• Instructions to follow: Write out each line word for word. Drop pictures.

• Dataset section:

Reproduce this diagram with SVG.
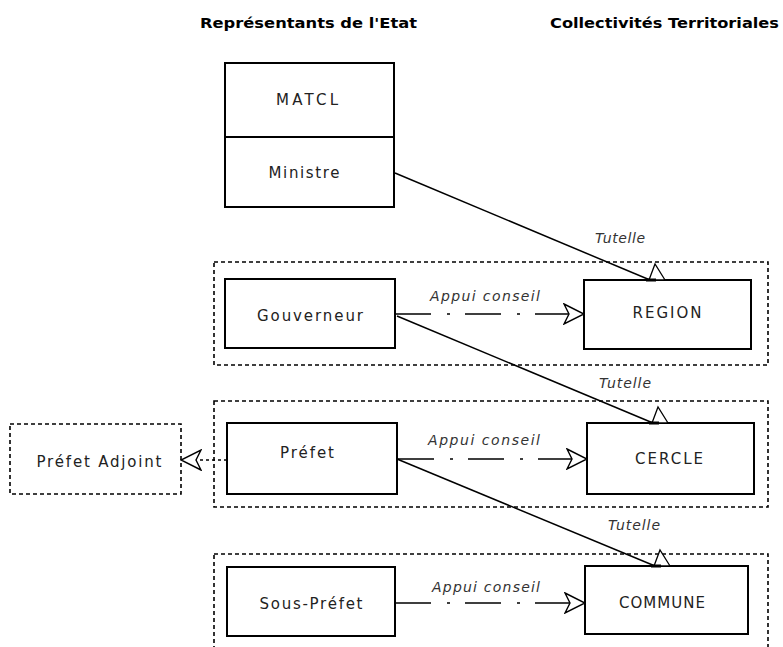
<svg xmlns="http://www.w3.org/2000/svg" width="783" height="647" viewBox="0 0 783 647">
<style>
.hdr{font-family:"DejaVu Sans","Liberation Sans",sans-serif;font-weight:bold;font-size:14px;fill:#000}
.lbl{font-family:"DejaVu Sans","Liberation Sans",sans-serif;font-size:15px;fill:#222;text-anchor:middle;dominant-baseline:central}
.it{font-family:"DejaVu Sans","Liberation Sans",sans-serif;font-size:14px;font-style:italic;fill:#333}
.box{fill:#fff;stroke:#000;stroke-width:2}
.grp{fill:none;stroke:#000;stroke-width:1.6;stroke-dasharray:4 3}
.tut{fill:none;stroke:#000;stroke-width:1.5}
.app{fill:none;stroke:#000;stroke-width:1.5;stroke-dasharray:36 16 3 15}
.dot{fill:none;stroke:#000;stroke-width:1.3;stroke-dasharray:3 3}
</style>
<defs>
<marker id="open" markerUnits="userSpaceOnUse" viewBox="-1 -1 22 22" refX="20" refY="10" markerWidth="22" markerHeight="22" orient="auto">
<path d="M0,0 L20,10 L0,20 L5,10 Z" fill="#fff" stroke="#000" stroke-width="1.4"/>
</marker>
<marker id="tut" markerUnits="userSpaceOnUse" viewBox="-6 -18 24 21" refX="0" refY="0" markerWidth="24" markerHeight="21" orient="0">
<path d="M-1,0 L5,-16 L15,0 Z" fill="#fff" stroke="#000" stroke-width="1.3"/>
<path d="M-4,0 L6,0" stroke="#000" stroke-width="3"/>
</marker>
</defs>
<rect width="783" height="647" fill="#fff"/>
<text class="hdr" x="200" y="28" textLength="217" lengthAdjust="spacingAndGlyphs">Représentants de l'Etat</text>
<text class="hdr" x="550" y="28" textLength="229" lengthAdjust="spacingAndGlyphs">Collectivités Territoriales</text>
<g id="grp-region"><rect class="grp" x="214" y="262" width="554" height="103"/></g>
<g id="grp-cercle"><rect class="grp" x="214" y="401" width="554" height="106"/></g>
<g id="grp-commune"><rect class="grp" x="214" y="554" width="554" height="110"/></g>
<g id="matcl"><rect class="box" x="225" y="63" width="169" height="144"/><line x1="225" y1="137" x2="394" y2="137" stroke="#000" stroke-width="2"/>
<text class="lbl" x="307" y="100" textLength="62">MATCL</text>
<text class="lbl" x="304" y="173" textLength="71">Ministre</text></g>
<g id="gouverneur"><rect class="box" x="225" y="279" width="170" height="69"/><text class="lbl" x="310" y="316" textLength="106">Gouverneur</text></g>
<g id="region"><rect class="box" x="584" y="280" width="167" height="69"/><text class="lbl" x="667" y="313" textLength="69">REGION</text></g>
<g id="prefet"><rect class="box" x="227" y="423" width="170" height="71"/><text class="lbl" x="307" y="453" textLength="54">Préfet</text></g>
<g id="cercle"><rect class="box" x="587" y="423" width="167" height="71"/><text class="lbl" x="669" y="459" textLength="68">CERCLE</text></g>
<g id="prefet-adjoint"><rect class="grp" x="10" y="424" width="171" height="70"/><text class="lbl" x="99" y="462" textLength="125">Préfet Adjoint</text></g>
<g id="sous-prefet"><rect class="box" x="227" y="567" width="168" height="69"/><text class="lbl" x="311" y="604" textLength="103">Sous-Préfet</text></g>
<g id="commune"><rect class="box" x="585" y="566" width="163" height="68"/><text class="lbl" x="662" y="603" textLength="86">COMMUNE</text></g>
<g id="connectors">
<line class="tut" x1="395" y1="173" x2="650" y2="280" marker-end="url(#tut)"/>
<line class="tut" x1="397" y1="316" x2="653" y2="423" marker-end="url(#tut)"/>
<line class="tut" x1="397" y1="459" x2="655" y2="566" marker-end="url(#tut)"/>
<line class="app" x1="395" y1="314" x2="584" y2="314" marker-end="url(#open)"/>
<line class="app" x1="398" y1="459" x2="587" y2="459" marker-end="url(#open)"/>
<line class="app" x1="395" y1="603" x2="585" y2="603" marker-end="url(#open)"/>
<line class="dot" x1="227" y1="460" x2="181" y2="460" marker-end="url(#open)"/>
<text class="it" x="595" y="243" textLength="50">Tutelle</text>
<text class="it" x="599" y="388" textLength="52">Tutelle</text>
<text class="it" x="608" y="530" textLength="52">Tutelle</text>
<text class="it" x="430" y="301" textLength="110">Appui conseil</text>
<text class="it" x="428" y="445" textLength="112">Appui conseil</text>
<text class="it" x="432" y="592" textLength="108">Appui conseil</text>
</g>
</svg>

• Full solution:
Reproduce this diagram with SVG.
<svg xmlns="http://www.w3.org/2000/svg" width="783" height="647" viewBox="0 0 783 647">
<style>
.hdr{font-family:"DejaVu Sans","Liberation Sans",sans-serif;font-weight:bold;font-size:14px;fill:#000}
.lbl{font-family:"DejaVu Sans","Liberation Sans",sans-serif;font-size:15px;fill:#222;text-anchor:middle;dominant-baseline:central}
.it{font-family:"DejaVu Sans","Liberation Sans",sans-serif;font-size:14px;font-style:italic;fill:#333}
.box{fill:#fff;stroke:#000;stroke-width:2}
.grp{fill:none;stroke:#000;stroke-width:1.6;stroke-dasharray:4 3}
.tut{fill:none;stroke:#000;stroke-width:1.5}
.app{fill:none;stroke:#000;stroke-width:1.5;stroke-dasharray:36 16 3 15}
.dot{fill:none;stroke:#000;stroke-width:1.3;stroke-dasharray:3 3}
</style>
<defs>
<marker id="open" markerUnits="userSpaceOnUse" viewBox="-1 -1 22 22" refX="20" refY="10" markerWidth="22" markerHeight="22" orient="auto">
<path d="M0,0 L20,10 L0,20 L5,10 Z" fill="#fff" stroke="#000" stroke-width="1.4"/>
</marker>
<marker id="tut" markerUnits="userSpaceOnUse" viewBox="-6 -18 24 21" refX="0" refY="0" markerWidth="24" markerHeight="21" orient="0">
<path d="M-1,0 L5,-16 L15,0 Z" fill="#fff" stroke="#000" stroke-width="1.3"/>
<path d="M-4,0 L6,0" stroke="#000" stroke-width="3"/>
</marker>
</defs>
<rect width="783" height="647" fill="#fff"/>
<text class="hdr" x="200" y="28" textLength="217" lengthAdjust="spacingAndGlyphs">Représentants de l'Etat</text>
<text class="hdr" x="550" y="28" textLength="229" lengthAdjust="spacingAndGlyphs">Collectivités Territoriales</text>
<g id="grp-region"><rect class="grp" x="214" y="262" width="554" height="103"/></g>
<g id="grp-cercle"><rect class="grp" x="214" y="401" width="554" height="106"/></g>
<g id="grp-commune"><rect class="grp" x="214" y="554" width="554" height="110"/></g>
<g id="matcl"><rect class="box" x="225" y="63" width="169" height="144"/><line x1="225" y1="137" x2="394" y2="137" stroke="#000" stroke-width="2"/>
<text class="lbl" x="307" y="100" textLength="62">MATCL</text>
<text class="lbl" x="304" y="173" textLength="71">Ministre</text></g>
<g id="gouverneur"><rect class="box" x="225" y="279" width="170" height="69"/><text class="lbl" x="310" y="316" textLength="106">Gouverneur</text></g>
<g id="region"><rect class="box" x="584" y="280" width="167" height="69"/><text class="lbl" x="667" y="313" textLength="69">REGION</text></g>
<g id="prefet"><rect class="box" x="227" y="423" width="170" height="71"/><text class="lbl" x="307" y="453" textLength="54">Préfet</text></g>
<g id="cercle"><rect class="box" x="587" y="423" width="167" height="71"/><text class="lbl" x="669" y="459" textLength="68">CERCLE</text></g>
<g id="prefet-adjoint"><rect class="grp" x="10" y="424" width="171" height="70"/><text class="lbl" x="99" y="462" textLength="125">Préfet Adjoint</text></g>
<g id="sous-prefet"><rect class="box" x="227" y="567" width="168" height="69"/><text class="lbl" x="311" y="604" textLength="103">Sous-Préfet</text></g>
<g id="commune"><rect class="box" x="585" y="566" width="163" height="68"/><text class="lbl" x="662" y="603" textLength="86">COMMUNE</text></g>
<g id="connectors">
<line class="tut" x1="395" y1="173" x2="650" y2="280" marker-end="url(#tut)"/>
<line class="tut" x1="397" y1="316" x2="653" y2="423" marker-end="url(#tut)"/>
<line class="tut" x1="397" y1="459" x2="655" y2="566" marker-end="url(#tut)"/>
<line class="app" x1="395" y1="314" x2="584" y2="314" marker-end="url(#open)"/>
<line class="app" x1="398" y1="459" x2="587" y2="459" marker-end="url(#open)"/>
<line class="app" x1="395" y1="603" x2="585" y2="603" marker-end="url(#open)"/>
<line class="dot" x1="227" y1="460" x2="181" y2="460" marker-end="url(#open)"/>
<text class="it" x="595" y="243" textLength="50">Tutelle</text>
<text class="it" x="599" y="388" textLength="52">Tutelle</text>
<text class="it" x="608" y="530" textLength="52">Tutelle</text>
<text class="it" x="430" y="301" textLength="110">Appui conseil</text>
<text class="it" x="428" y="445" textLength="112">Appui conseil</text>
<text class="it" x="432" y="592" textLength="108">Appui conseil</text>
</g>
</svg>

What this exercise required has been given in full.